Monday, Sep. 06, 1993
Bluegrass Saga
By WILLIAM A. HENRY III/WASHINGTON
DURING THE DECADE IN WHICH HE taught himself to be a playwright, actor Robert Schenkkan, 40, went long stretches without work, uprooted himself from New York to California, grew politically inflamed and endured the deaths of his mother and, especially agonizing, his stillborn first child. "We lost a lot of friends because of their inability to deal with our grief," he recalls. "They seemed to think we should be quiet and move on. But I look at the whole world through that lens now, and it gave me the theme of denial, of misguided forgetting, that runs through my work." The image of a dead or lost child became the leitmotiv of The Kentucky Cycle, his epic cycle of nine playlets, which seeks to tell the whole history of the U.S. through the lives of seven generations of three intertwined families living in the Cumberland region of Kentucky. The work is a bloodbath of family conflict and betrayal -- fathers killing sons, sons killing fathers, husbands brutalizing wives, wives engineering the death of husbands. The most recurrent image is of a child dying: it appears in six of the nine episodes.
The Kentucky Cycle won the 1992 Pulitzer Prize in drama -- the first work ever to do so without being staged in New York City. Normally, the award brings box-office wealth and a clamor of producers seeking one's next work. But everything about this show is unusual: its length, its two-century sweep, its sprawling blend of domestic cruelty and historical revisionism. As a commercial venture, it is also daunting for its cast of 20 and the need to induce audiences to commit to two three-hour sessions. So it has taken nearly a year and a half to reach New York.

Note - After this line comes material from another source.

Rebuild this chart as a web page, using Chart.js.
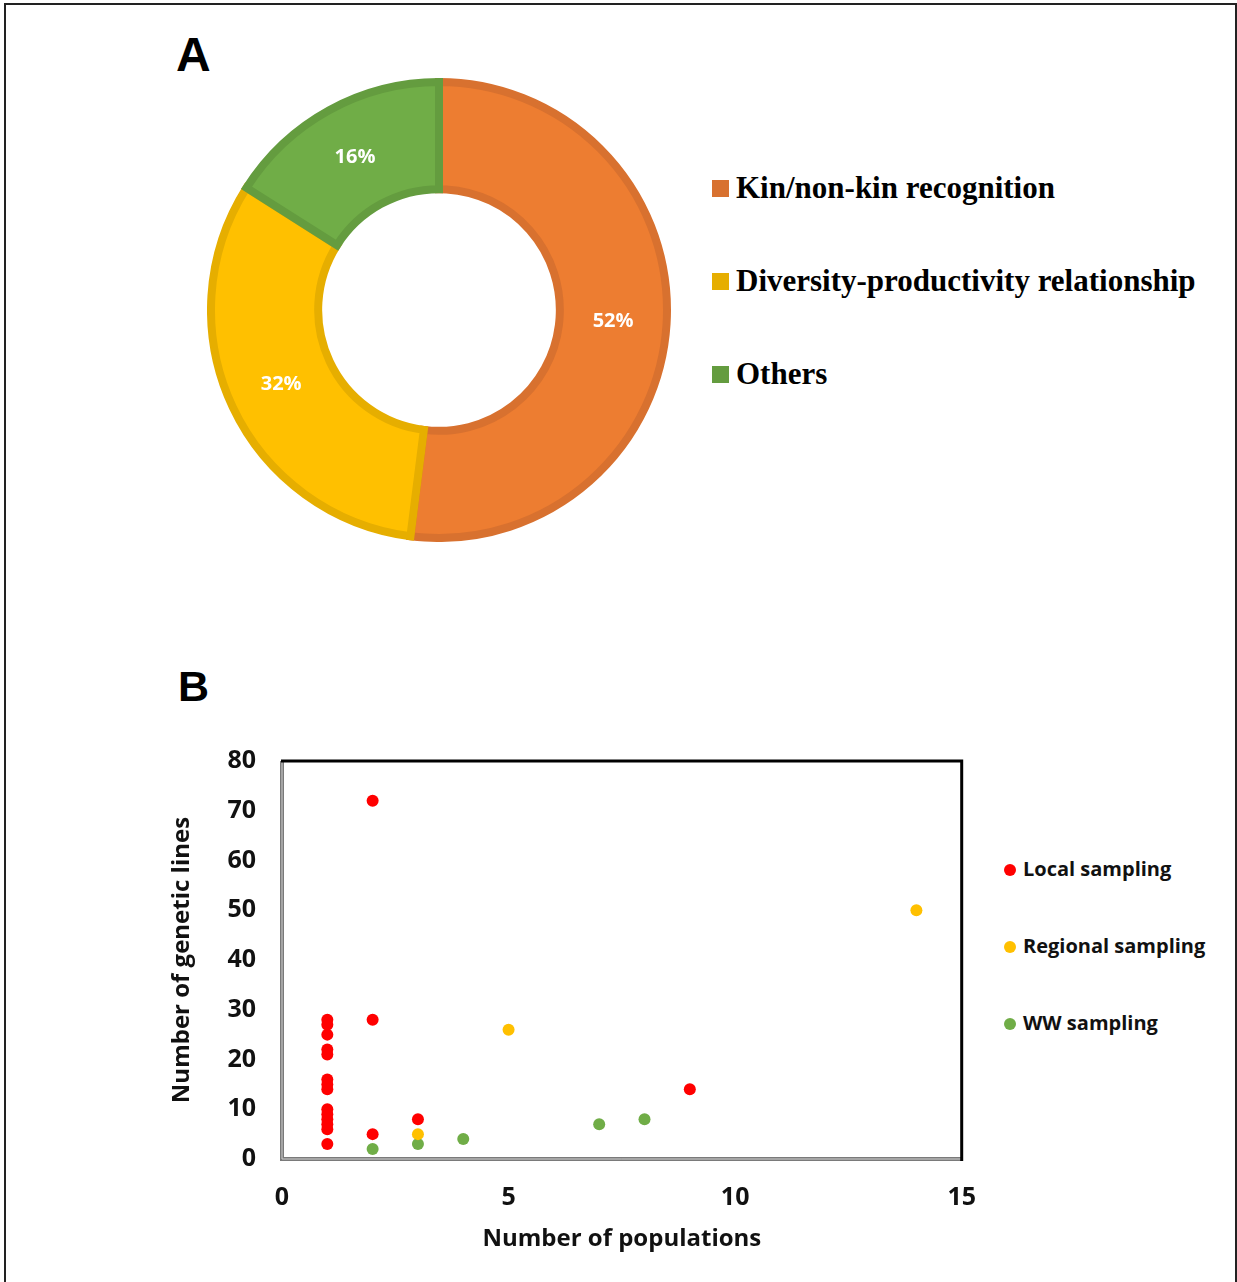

And it's not quite there yet. A somewhat recast, restaged and even rewritten version started previews last week at Washington's Kennedy Center, to standing ovations, but will not arrive on Broadway until late November. There it faces a tough fight. Ticket buyers may balk at the $100 top price for the two shows. Critics may stress the unsubtle, almost cartoonish nature of some of the characters and acting, rather than focus on the mounting and ultimately overwhelming power of the narrative. Even if everyone lauds the show, it may share the fate of the 1990 Tony Award-winning adaptation of The Grapes of Wrath, which sounded so depressing that audiences stayed away.
The first five playlets embrace 90 years from the Revolution to the Civil War, during which the families stave off outside forces and live independently. The second half concerns the coming of coal mining and company towns, the rise and decline of the union movement, the exhaustion of the old industrial base and the redemptive efforts of the environmental movement -- all outside forces that the locals are helpless to resist. The rhetoric begins with assertions of rampant individual freedom and evolves into a more mature recognition of individual responsibility.
The wellspring character is a frontiersman braving the woods in search of fortune. He is resourceful, intrepid, quick-witted -- and amoral, fierce and treacherous. He murders white men, poisons Indians and buys a black woman to "breed" with so that he can enslave his own children by her. In an epic saga of a black family, a white one and one mixed white and Cherokee, he is the founding father of all three. Stacy Keach embodies him in his rage and stink and invaluable vitality. Only three later characters linger so forcefully in memory. One, a pragmatic and world-weary union leader, is also played by Keach. The others, a sharecropper who uses the Civil War to settle personal grudges and a lie-spinning huckster for coal companies in the 1890s, are played by Jacob Milligan and Gregory Itzin. These actors, but few others, achieve Schenkkan's goal of humanizing the struggles and sins that shaped the modern world.
The Kentucky Cycle epitomizes the attempt of a new generation to divert the American theater from decades of preoccupation with intimate domestic drama and reclaim a broad political landscape in the manner of Elmer Rice and Clifford Odets. Schenkkan dates his hortatory anger to a visit in 1981 to the Cumberland, where he "smelled the poverty of the mountains -- as though you had taken a corn-shuck mattress, soaked it in urine, covered it with garbage and coal and set it on fire." He insists that The Kentucky Cycle is not negative but hopeful: "What we have done, we can undo, if only we are ready to admit that we have done it."
The final play, full of poetry and free of preachment, ends with the discovery of yet another dead child, the corpse of an infant slain nearly two centuries before. The symbolism is potent and the sense of completion is profound -- not least because Keach, who plays the murderer, now plays the great-great-great-grandson who unearths and cradles the defiled bones. Schenkkan says he wrote this playlet in a single day, in a cathartic tribute to his own lost son. Whatever the ups and downs that came before, this was clearly a day when he did everything right.